The starfish has a remarkable ability to regenerate lost arms, sometimes growing two where there was one, meaning that six armed creatures are not unheard of, but this starfish was born with eight arms.
A normal starfish has a central disc which is effectively the creature's control centre, housing its mouth, stomach, a specialised water pump, and all its essential organs.
Star attraction: The giant eight-legged creature below a regular five-limbed starfish.
This spiny starfish has not one disc but two, fused together in a figure-of-eight shape.
Like human conjoined or Siamese twins, he could be the product of a single egg and sperm which failed to separate properly early in the process of development.
Douglas
Herdson, a Plymouth-based marine fish biologist, said: 'I think it's
probably conjoined twins. It is quite feasible that it is a conjoined
twin due to the first fertilised egg not completely separating. I have never heard of one before.'
He appears to be in perfect health and at ten inches in diameter, is bigger than the average specimen and was caught in a crabpot.
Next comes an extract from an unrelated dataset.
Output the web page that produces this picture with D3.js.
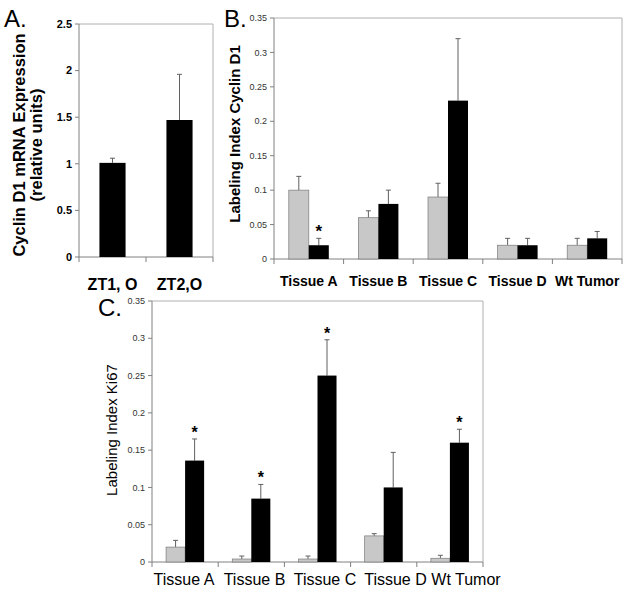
<!DOCTYPE html>
<html><head><meta charset="utf-8">
<script src="https://cdn.jsdelivr.net/npm/d3@7"></script>
<style>
body{margin:0;background:#fff;}
svg text{font-family:"Liberation Sans",Arial,sans-serif;}
</style></head>
<body>
<svg id="c" width="632" height="592"></svg>
<script>
// Panel A data
const catsA = ["ZT1, O", "ZT2,O"];
const valsA = [1.01, 1.47];
const errA = [1.06, 1.96];
const ticksA = [0, 0.5, 1, 1.5, 2, 2.5];

// Panel B data (Cyclin D1)
const catsB = ["Tissue A", "Tissue B", "Tissue C", "Tissue D", "Wt Tumor"];
const grayB = [0.10, 0.06, 0.09, 0.02, 0.02];
const grayBErr = [0.12, 0.07, 0.11, 0.03, 0.03];
const blackB = [0.02, 0.08, 0.23, 0.02, 0.03];
const blackBErr = [0.03, 0.10, 0.32, 0.03, 0.04];
const starB = [true, false, false, false, false];
const ticksB = [0, 0.05, 0.1, 0.15, 0.2, 0.25, 0.3, 0.35];

// Panel C data (Ki67)
const catsC = ["Tissue A", "Tissue B", "Tissue C", "Tissue D", "Wt Tumor"];
const grayC = [0.020, 0.004, 0.004, 0.035, 0.005];
const grayCErr = [0.029, 0.008, 0.008, 0.038, 0.009];
const blackC = [0.136, 0.085, 0.25, 0.10, 0.16];
const blackCErr = [0.165, 0.104, 0.298, 0.147, 0.178];
const starC = [true, true, true, false, true];
const ticksC = [0, 0.05, 0.1, 0.15, 0.2, 0.25, 0.3, 0.35];

const svg = d3.select("#c");
const AX = "#808080", FRAME = "#b0b0b0", ERR = "#606060";

function frame(g, x0, x1, y0, y1, x, cats) {
  g.append("path").attr("d", `M${x0},${y0}H${x1}V${y1}`).attr("fill","none").attr("stroke",FRAME).attr("stroke-width",1);
  g.append("line").attr("x1",x0).attr("x2",x0).attr("y1",y0).attr("y2",y1).attr("stroke",AX);
  g.append("line").attr("x1",x0).attr("x2",x1).attr("y1",y1).attr("y2",y1).attr("stroke",AX);
  const bounds = cats.map(c => x(c)).concat([x(cats[cats.length-1]) + x.bandwidth()]);
  g.selectAll(null).data(bounds).join("line")
    .attr("x1", d=>d).attr("x2", d=>d).attr("y1", y1).attr("y2", y1+5).attr("stroke",AX);
}

function yTicks(g, y, ticks, x0, fmt, fontSize, weight, fill) {
  g.selectAll(null).data(ticks).join("line")
    .attr("x1", x0-4).attr("x2", x0).attr("y1", d=>y(d)).attr("y2", d=>y(d)).attr("stroke",AX);
  g.selectAll(null).data(ticks).join("text")
    .attr("x", x0-7).attr("y", d=>y(d)).attr("dy","0.35em").attr("text-anchor","end")
    .attr("font-size",fontSize).attr("font-weight",weight).attr("fill",fill).text(fmt);
}

function errBars(g, xs, vals, errs, y, cap) {
  xs.forEach((xc,i) => {
    g.append("line").attr("x1",xc).attr("x2",xc).attr("y1",y(vals[i])).attr("y2",y(errs[i])).attr("stroke",ERR);
    g.append("line").attr("x1",xc-cap).attr("x2",xc+cap).attr("y1",y(errs[i])).attr("y2",y(errs[i])).attr("stroke",ERR);
  });
}

// ---------- Panel A ----------
{
  const g = svg.append("g");
  const L=79, R=213, T=24, B=257;
  const x = d3.scaleBand().domain(catsA).range([L,R]).padding(0);
  const y = d3.scaleLinear().domain([0,2.5]).range([B,T]);
  const bw = x.bandwidth()*0.39;
  frame(g, L, R, T, B, x, catsA);
  yTicks(g, y, ticksA, L, d=>String(d), 11, "bold", "#000");
  const xs = catsA.map(c => x(c)+x.bandwidth()/2);
  errBars(g, xs, valsA, errA, y, 2.5);
  g.selectAll(null).data(catsA).join("rect")
    .attr("x", c => x(c)+(x.bandwidth()-bw)/2).attr("width", bw)
    .attr("y", (c,i)=>y(valsA[i])).attr("height", (c,i)=>B-y(valsA[i]))
    .attr("fill","#000");
  g.selectAll(null).data(catsA).join("text")
    .attr("x", c => x(c)+x.bandwidth()/2).attr("y", 290).attr("text-anchor","middle")
    .attr("font-size",16).attr("font-weight","bold").text(d=>d);
  g.append("text").attr("transform",`translate(25,145) rotate(-90)`).attr("text-anchor","middle")
    .attr("font-size",16.5).attr("font-weight","bold").text("Cyclin D1 mRNA Expression");
  g.append("text").attr("transform",`translate(42,145) rotate(-90)`).attr("text-anchor","middle")
    .attr("font-size",16.5).attr("font-weight","bold").text("(relative units)");
  g.append("text").attr("x",4).attr("y",27).attr("font-size",24).text("A.");
}

function groupedPanel(opts) {
  const {L,R,T,B,cats,gray,grayErr,black,blackErr,star,ticks} = opts;
  const g = svg.append("g");
  const x = d3.scaleBand().domain(cats).range([L,R]).padding(0);
  const xs = d3.scaleBand().domain(["gray","black"]).range([0,x.bandwidth()]).paddingInner(0).paddingOuter(0.74);
  const y = d3.scaleLinear().domain([0,0.35]).range([B,T]);
  frame(g, L, R, T, B, x, cats);
  yTicks(g, y, ticks, L, d=>String(d), 9, "normal", "#333");
  const gx = cats.map(c => x(c)+xs("gray")+xs.bandwidth()/2);
  const bx = cats.map(c => x(c)+xs("black")+xs.bandwidth()/2);
  errBars(g, gx, gray, grayErr, y, 2.5);
  errBars(g, bx, black, blackErr, y, 2.5);
  g.selectAll(null).data(cats).join("rect")
    .attr("x", c => x(c)+xs("gray")).attr("width", xs.bandwidth())
    .attr("y", (c,i)=>y(gray[i])).attr("height",(c,i)=>B-y(gray[i]))
    .attr("fill","#c8c8c8").attr("stroke","#7a7a7a").attr("stroke-width",0.7);
  g.selectAll(null).data(cats).join("rect")
    .attr("x", c => x(c)+xs("black")).attr("width", xs.bandwidth())
    .attr("y", (c,i)=>y(black[i])).attr("height",(c,i)=>B-y(black[i]))
    .attr("fill","#000");
  g.selectAll(null).data(cats.filter((c,i)=>star[i])).join("text")
    .attr("x", c => x(c)+xs("black")+xs.bandwidth()/2)
    .attr("y", c => y(blackErr[cats.indexOf(c)]) - 1)
    .attr("text-anchor","middle").attr("font-size",opts.starSize).attr("font-weight","bold").text("*");
  return {g,x,y};
}

// ---------- Panel B ----------
{
  const {g,x} = groupedPanel({L:274,R:622,T:18,B:259,cats:catsB,gray:grayB,grayErr:grayBErr,black:blackB,blackErr:blackBErr,star:starB,ticks:ticksB,starSize:17});
  g.selectAll(null).data(catsB).join("text")
    .attr("x", c => x(c)+x.bandwidth()/2).attr("y", 286).attr("text-anchor","middle")
    .attr("font-size",14).attr("font-weight","bold").text(d=>d);
  g.append("text").attr("transform",`translate(240,134) rotate(-90)`).attr("text-anchor","middle")
    .attr("font-size",15).attr("font-weight","bold").text("Labeling Index Cyclin D1");
  g.append("text").attr("x",224).attr("y",27).attr("font-size",24).text("B.");
}

// ---------- Panel C ----------
{
  const {g} = groupedPanel({L:152,R:483,T:301,B:562,cats:catsC,gray:grayC,grayErr:grayCErr,black:blackC,blackErr:blackCErr,star:starC,ticks:ticksC,starSize:16});
  const lx = d3.scalePoint().domain(catsC).range([184, 466]);
  g.selectAll(null).data(catsC).join("text")
    .attr("x", c => lx(c)).attr("y", 585).attr("text-anchor","middle")
    .attr("font-size",16).text(d=>d);
  g.append("text").attr("transform",`translate(117,430) rotate(-90)`).attr("text-anchor","middle")
    .attr("font-size",15).text("Labeling Index Ki67");
  g.append("text").attr("x",98).attr("y",316).attr("font-size",24).text("C.");
}
</script>
</body></html>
In fact, his extra limbs could be an advantage at mealtimes, as they should make it easier to grab and prise open tasty mussels.
The spiny starfish, named after the lines of bulbous spines that run along each arm, it is one of the most voracious members of the starfish family and feeds on a variety of both living and dead food including fish, shellfish, molluscs and other starfish.
It lives on the rocky seabed at depths up to 600ft and is found in the Atlantic, the English Channel and the North Sea.
Starfish use the power of hydraulics to move the hundreds of tiny sucker feet which line the bottom of each arm.
Some eat prey which is too large by pushing their stomach out of their mouth and swallowing the food whole.